Using Digital Photography to Market Your Business

Written by  Ginny Petru

There has never been a better time to use digital photography to sell your services. One look at a “before and after” photo of a renovated floor, the removal of grime from behind a toilet bowl, or the first pass with a carpet extractor can quickly sell a prospect on the advantages of doing business with your company.

However, don’t think you need to hire a professional photographer to obtain results that will put your best work forward. Using today’s smart phone technology correctly can turn any job site into a photo marketing opportunity.

If you are like most people today, you probably have your cell phone with you at all times. How often do you think to use it as a camera when you are going through your daily activities? Just the other day, I observed a build-up of debris around the faucet in a health club. Grabbing my phone, I quickly obtained a new image to use in my next e-newsletter about proper restroom cleaning.

Every time you walk into a facility, you should be thinking about using your cell phone to capture real-life maintenance situations to add to your photo library. This includes meaningful “before and after” pictures, as well as examples of what can go wrong with inferior cleaning crews.

Following these tips will maximize the effectiveness of using your smart phone to capture meaningful marketing images:

Set your phone camera for high resolution: Most cell phones have a low-resolution default setting, which will need to be reset to a higher resolution. Find your phone camera’s setting menu and look for either “size” or “resolution” options. Some cameras might also have a setting for “image quality.” Adjust the setting to the highest pixel option and the best image quality that is available. The higher resolution photos will take up more space in your memory, but will provide you with outstanding photo definition. This is particularly important if you want to use images for printed marketing materials, such as postcards or flyers.
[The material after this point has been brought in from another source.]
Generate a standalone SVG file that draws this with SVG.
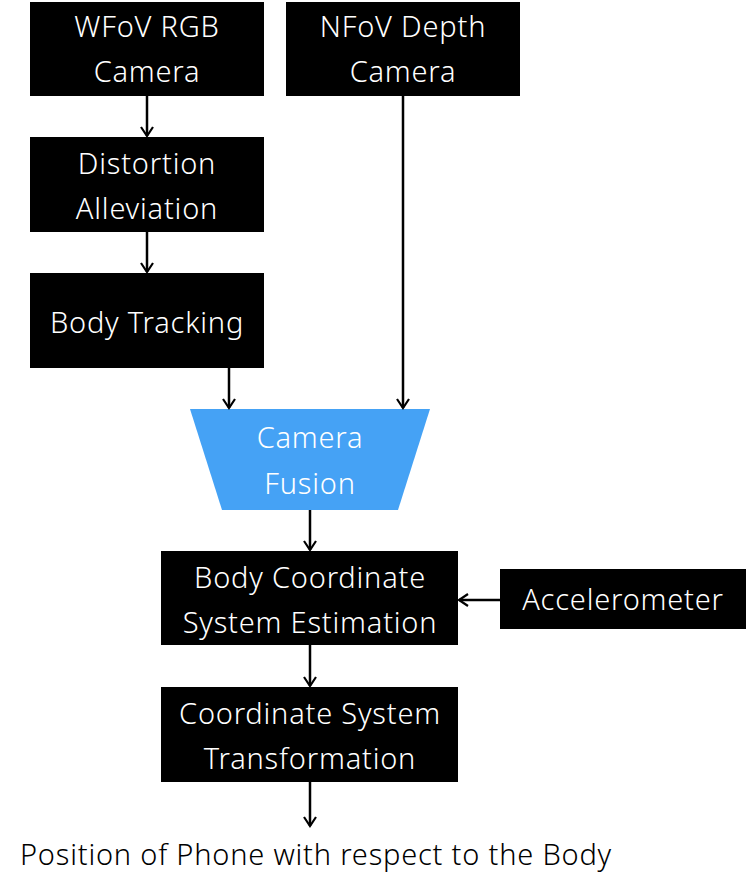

You can always reduce the size of large photos for posting on the internet, but you can never make a smaller photo large enough for a high-quality printed piece.

Turn on the lights: If your phone has a flash option, use it. If it does not have a flash function, turn on as many lights as possible. Cell phone cameras lack the fast shutter speed that cameras have, so it is important to shed as much light on what you are shooting to capture the best image.

Avoid blurs: Cell phones do not have built-in stabilization, a function that decreases the likelihood of a blurry photo from a shaky hand. One way to avoid a blurry cell phone photo is to shed as much light on the subject as possible. The more light you have, the less time is needed to expose the image sensor. Secondly, keep your shooting hand as steady as possible. Try using your opposite arm to stabilize the shooting hand, or steady yourself against a pillar or wall. If that is not possible, try using some type of stationary device such as a cleaning cart or trash receptacle to increase your balance.

As an added precaution, hold the camera as still as possible for a few seconds after you press the “shoot” button to make sure it doesn’t activate as you’re lowering it.

Shoot in landscape mode: You’ll find using photos in social media, e-marketing, and videos can be easier if the images are in landscape mode. Additionally, many people find they hold the phone more securely when shooting in landscape mode. However, keep in mind the overall composition of your image. If you are shooting a “before and after” photo of a long hallway, you would probably want to shoot vertically, or in a portrait mode.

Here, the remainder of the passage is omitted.